In 1957, Hwang claimed to have made several major discoveries in his reading the four hundred-page woodblock print Moo ye Do bo Tong ji. The Muye Dobo Tongji was a book commissioned in 1790 by King Jeongjo of Korea, which illustrated indigenous Korean martial arts. Hwang Kee incorporated these teachings into his Tang Soo Do discipline and renamed the art he created Soo Bahk Do. By 1953 and onward until 1960, the Moo Duk Kwan had risen to become biggest Moo Do organization in Korea, with close to 75% of all martial artists in Korea practicing Tang Soo Do Moo Duk Kwan.
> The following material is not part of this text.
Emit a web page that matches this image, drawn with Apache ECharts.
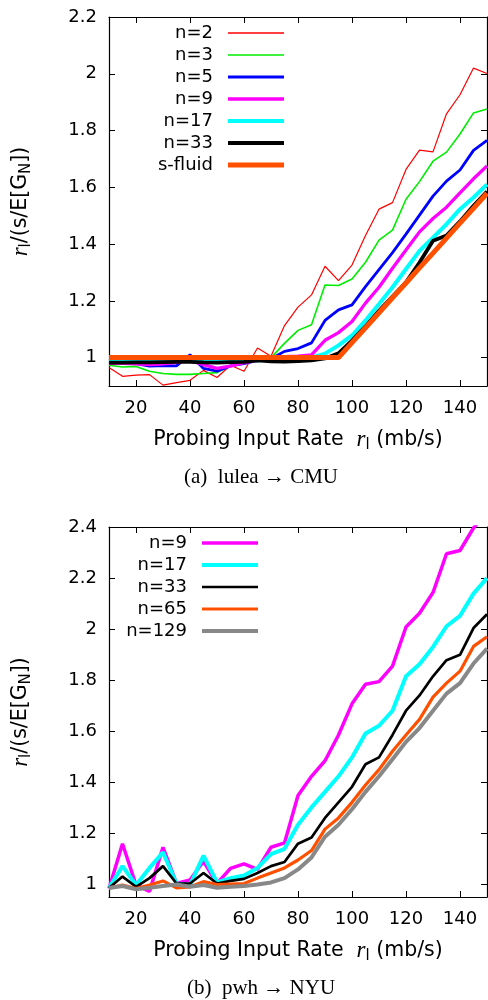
<!DOCTYPE html>
<html>
<head>
<meta charset="utf-8">
<script src="https://cdn.jsdelivr.net/npm/echarts@6.0.0/dist/echarts.min.js"></script>
<style>
body{margin:0;background:#fff;}
#chartA{position:absolute;left:0;top:0;width:488px;height:500px;}
#chartB{position:absolute;left:0;top:500px;width:488px;height:500px;}
</style>
</head>
<body>
<div id="chartA"></div>
<div id="chartB"></div>
<script>
// probing input rate (mb/s)
var rates = [10,15,20,25,30,35,40,45,50,55,60,65,70,75,80,85,90,95,100,105,110,115,120,125,130,135,140,145,150];
var xTicks = [20,40,60,80,100,120,140];

// (a) lulea -> CMU
var aTicks = [1,1.2,1.4,1.6,1.8,2,2.2];
var aN2 = [0.965,0.934,0.938,0.94,0.903,0.912,0.92,0.955,0.93,0.973,0.952,1.034,1.005,1.113,1.178,1.221,1.322,1.271,1.326,1.43,1.523,1.546,1.663,1.731,1.725,1.859,1.926,2.02,2.001];
var aN3 = [0.973,0.967,0.969,0.952,0.944,0.941,0.941,0.944,0.947,0.971,0.99,0.99,1.0,1.05,1.096,1.116,1.256,1.254,1.277,1.336,1.414,1.449,1.558,1.62,1.692,1.724,1.788,1.862,1.876];
var aN5 = [0.985,0.979,0.979,0.97,0.972,0.971,1.01,0.962,0.952,0.971,0.979,0.99,0.996,1.022,1.032,1.052,1.131,1.168,1.186,1.25,1.31,1.37,1.435,1.502,1.569,1.622,1.661,1.73,1.765];
var aN9 = [0.98,0.98,0.978,0.975,0.978,0.983,0.99,0.975,0.962,0.97,0.982,0.99,0.995,1.003,1.005,1.01,1.061,1.088,1.127,1.192,1.248,1.315,1.379,1.443,1.49,1.53,1.58,1.63,1.675];
var aN17 = [0.985,0.987,0.99,0.99,0.99,0.99,0.99,0.99,0.99,0.992,0.995,0.99,0.995,1.0,1.0,1.0,1.014,1.043,1.078,1.131,1.189,1.248,1.312,1.376,1.423,1.47,1.523,1.564,1.61];
var aN33 = [0.982,0.982,0.983,0.983,0.984,0.985,0.985,0.983,0.982,0.984,0.985,0.99,0.987,0.986,0.988,0.99,0.997,1.015,1.06,1.11,1.165,1.215,1.265,1.335,1.412,1.43,1.48,1.535,1.585];
var aFluid = [1,1,1,1,1,1,1,1,1,1,1,1,1,1,1,1,1,1,1.053,1.105,1.158,1.211,1.263,1.316,1.368,1.421,1.474,1.526,1.579];

// (b) pwh -> NYU
var bTicks = [1,1.2,1.4,1.6,1.8,2,2.2,2.4];
var bN9 = [0.983,1.159,0.997,0.972,1.145,1.003,1.017,1.09,1.003,1.062,1.08,1.058,1.145,1.162,1.348,1.423,1.484,1.585,1.707,1.784,1.794,1.855,2.008,2.062,2.143,2.295,2.308,2.396,2.46];
var bN17 = [0.985,1.071,0.997,1.064,1.125,1.003,0.997,1.112,1.007,1.024,1.034,1.064,1.118,1.139,1.233,1.301,1.362,1.423,1.497,1.591,1.621,1.68,1.815,1.862,1.93,2.011,2.052,2.139,2.2];
var bN33 = [0.985,1.03,0.99,1.024,1.071,1.003,1.003,1.044,1.003,1.013,1.021,1.044,1.071,1.087,1.159,1.183,1.26,1.321,1.382,1.47,1.497,1.585,1.68,1.74,1.815,1.878,1.899,2.004,2.058];
var bN65 = [0.985,0.997,0.983,0.997,1.013,0.986,0.99,1.01,0.999,1.001,1.003,1.024,1.044,1.064,1.095,1.132,1.216,1.26,1.321,1.389,1.449,1.521,1.585,1.646,1.733,1.788,1.835,1.932,1.97];
var bN129 = [0.985,0.993,0.98,0.986,0.993,0.999,0.99,0.997,0.986,0.99,0.993,0.999,1.007,1.024,1.058,1.105,1.186,1.233,1.294,1.362,1.423,1.49,1.558,1.612,1.68,1.747,1.788,1.865,1.923];

var SANS = 'DejaVu Sans';
var SERIF = 'Liberation Serif';

function pairs(vals){
	return rates.map(function(r, i){ return [r, vals[i]]; });
}

// one legend box per item, right aligned so the line samples line up
function makeLegends(lines, right, top, step){
	return lines.map(function(l, i){
		return {
			data: [{name: l.name, icon: 'rect', itemStyle: {color: l.color}}],
			orient: 'vertical', align: 'right',
			right: right, top: top + i*step,
			itemWidth: 56, itemHeight: Math.max(1.5, l.width), padding: 0,
			selectedMode: false,
			textStyle: {fontFamily: SANS, fontSize: 18, color: '#000', lineHeight: 20, padding: [0,10,0,0]}
		};
	});
}

function makeOption(cfg){
	var axisTxt = {
		t: {fontFamily: SANS, fontSize: 20.5, color: '#000', lineHeight: 26},
		r: {fontFamily: SERIF, fontStyle: 'italic', fontSize: 23, color: '#000', lineHeight: 26},
		s: {fontFamily: SANS, fontSize: 15, color: '#000', verticalAlign: 'bottom'}
	};
	var tick = {show: true, inside: true, length: 6, lineStyle: {color: '#000', width: 1}};
	var line = {show: true, lineStyle: {color: '#000', width: 1.2}};
	var series = cfg.lines.map(function(l){
		return {
			name: l.name, type: 'line', data: pairs(l.data),
			xAxisIndex: 0, yAxisIndex: 0,
			symbol: 'none', animation: false,
			lineStyle: {color: l.color, width: l.width}
		};
	});
	return {
		backgroundColor: '#fff',
		animation: false,
		grid: {left: 109, right: 1, top: cfg.top, bottom: cfg.bottom},
		legend: makeLegends(cfg.lines, cfg.legRight, cfg.legTop, 22),
		xAxis: [{
			type: 'value', min: 10, max: 150, position: 'bottom',
			axisLine: line, splitLine: {show: false},
			axisTick: Object.assign({customValues: xTicks}, tick),
			axisLabel: {customValues: xTicks, fontFamily: SANS, fontSize: 18, color: '#000', margin: 13},
			name: '{t|Probing Input Rate  }{r|r}{s|l}{t| (mb/s)}',
			nameLocation: 'middle', nameGap: 41,
			nameTextStyle: {rich: axisTxt}
		}, {
			type: 'value', min: 10, max: 150, position: 'top',
			axisLine: line, splitLine: {show: false},
			axisTick: Object.assign({customValues: xTicks}, tick),
			axisLabel: {show: false}
		}],
		yAxis: [{
			type: 'value', min: cfg.ymin, max: cfg.ymax, position: 'left',
			axisLine: line, splitLine: {show: false},
			axisTick: Object.assign({customValues: cfg.ticks}, tick),
			axisLabel: {customValues: cfg.ticks, fontFamily: SANS, fontSize: 18, color: '#000', margin: 12},
			name: '{r|r}{s|l}{t|/(s/E[G}{s|N}{t|])}',
			nameLocation: 'middle', nameGap: 75, nameRotate: 90,
			nameTextStyle: {rich: axisTxt}
		}, {
			type: 'value', min: cfg.ymin, max: cfg.ymax, position: 'right',
			axisLine: line, splitLine: {show: false},
			axisTick: Object.assign({customValues: cfg.ticks}, tick),
			axisLabel: {show: false}
		}],
		graphic: [{
			type: 'text', x: 261, y: cfg.capY,
			style: {text: cfg.caption, font: '21px "' + SERIF + '"', fill: '#000', align: 'center', verticalAlign: 'middle'}
		}],
		series: series
	};
}

var chartA = echarts.init(document.getElementById('chartA'));
chartA.setOption(makeOption({
	top: 17, bottom: 114, ymin: 0.9, ymax: 2.2, ticks: aTicks,
	legRight: 204, legTop: 23, capY: 477,
	caption: '(a)  lulea \u2192 CMU',
	lines: [
		{name: 'n=2', data: aN2, color: '#ff0000', width: 1.2},
		{name: 'n=3', data: aN3, color: '#00ee00', width: 1.6},
		{name: 'n=5', data: aN5, color: '#0000ff', width: 2.8},
		{name: 'n=9', data: aN9, color: '#ff00ff', width: 3.3},
		{name: 'n=17', data: aN17, color: '#00ffff', width: 4},
		{name: 'n=33', data: aN33, color: '#000000', width: 3.8},
		{name: 's-fluid', data: aFluid, color: '#ff5000', width: 5}
	]
}));

var chartB = echarts.init(document.getElementById('chartB'));
chartB.setOption(makeOption({
	top: 27, bottom: 103, ymin: 0.95, ymax: 2.4, ticks: bTicks,
	legRight: 230, legTop: 33, capY: 488,
	caption: '(b)  pwh \u2192 NYU',
	lines: [
		{name: 'n=9', data: bN9, color: '#ff00ff', width: 3.5},
		{name: 'n=17', data: bN17, color: '#00ffff', width: 4},
		{name: 'n=33', data: bN33, color: '#000000', width: 2.7},
		{name: 'n=65', data: bN65, color: '#ff5000', width: 3.2},
		{name: 'n=129', data: bN129, color: '#888888', width: 4}
	]
}));
</script>
</body>
</html>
In 1960, the Korean Soo Bahk Do Association was incorporated and registered with the Korean government as the traditional Korean martial art.

During the 50th anniversary celebration of the founding of the Moo Duk Kwan in 1995, Hwang Kee officially renamed the art from Tang Soo Do Moo Duk Kwan to Soo Bahk Do Moo Duk Kwan.

After 1960, the Korean Soo Bahk Do Association experienced unfair political pressures. This was caused by a military revolution in South Korea. Hwang Kee faced two lawsuits against the government and won both. Since the Korean law says nobody is subject to double jeopardy, the Moo Duk Kwan future was secure

== Philosophy ==
A distinctive philosophical component of Soo Bahk Do and some Tang Soo Do systems is the inclusions of guidelines and principles of Daoism (Taoism), created by Laozu and developed by Confucius.

One philosophy that Hwang included throughout his art was that no one could ever reach perfection. This was visible in his decision to use the Midnight Blue Belt over the Black Belt. This was also due to the fact the Koreans thought of black as the color of death (it also meant perfection though humans are never perfect), but the midnight blue sky was limitless, just like the training and knowledge that one could practice in a lifetime.